An Army sergeant, temporarily attached to the Royal Marines, went missing from his post in the northern town of Stung Treng to spend two weeks in the capital. 'He didn't like Stung Treng. He liked the lights of the city,' said Colonel Jose Baudean, who is in charge of personnel matters for the multinational force supporting the UN Transitional Authority in Cambodia (Untac).

The second NCO sent home is a Royal Navy petty officer who got drunk and started a fight in a bar in the southern city of Sihanoukville, assaulting two Canadians who were also serving with the UN forces. Both men were sent home by their immediate commanding officer last week to face disciplinary hearings, said a UN military spokesman, Lieutenant-Colonel Dick Palk.

The British team is a small one with its carefully-selected members doing specific jobs. The incidents were 'grossly inconvenient', Navy sources said.

The Minstry of Defence yesterday confirmed that the two cases had occurred, but would give no further details. 'These things happen with one or two individuals from time to time,' a spokesman said. 'Obviously we'll go through the normal disciplinary channels.' Unless there are extenuating circumstances, a petty officer could be demoted and face a heavy fine and severe leave restrictions for involvement in a drunken brawl.

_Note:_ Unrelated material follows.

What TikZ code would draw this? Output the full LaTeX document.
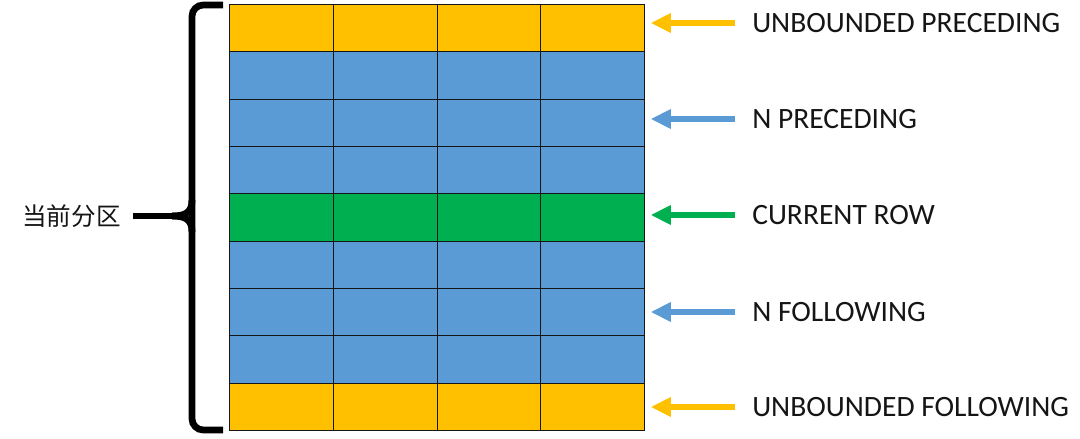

The British contingent in Cambodia comprises about 70 naval personnel and 30 to 40 others. The Navy headquarters is at Phnom Penh, but the personnel are spread among coastal and riverside locations from where they patrol a maze of rivers and lakes. They use Soviet-built patrol craft provided by the Cambodians. Their task is to ensure unhindered navigation and to deter movements of arms.

The overall UN naval commander is a Uruguayan, who has a flotilla of patrol boats on the Mekong river and the huge Tonle Sap Lake in the centre of the country.

The British also have a mine clearance unit, based at Phnom Penh, and a training team at Pailin, which is teaching the Cambodians - mostly former Khmer Rouge guerrillas - to lift mines, thousands of which litter the country. No one from these units was involved in the incidents.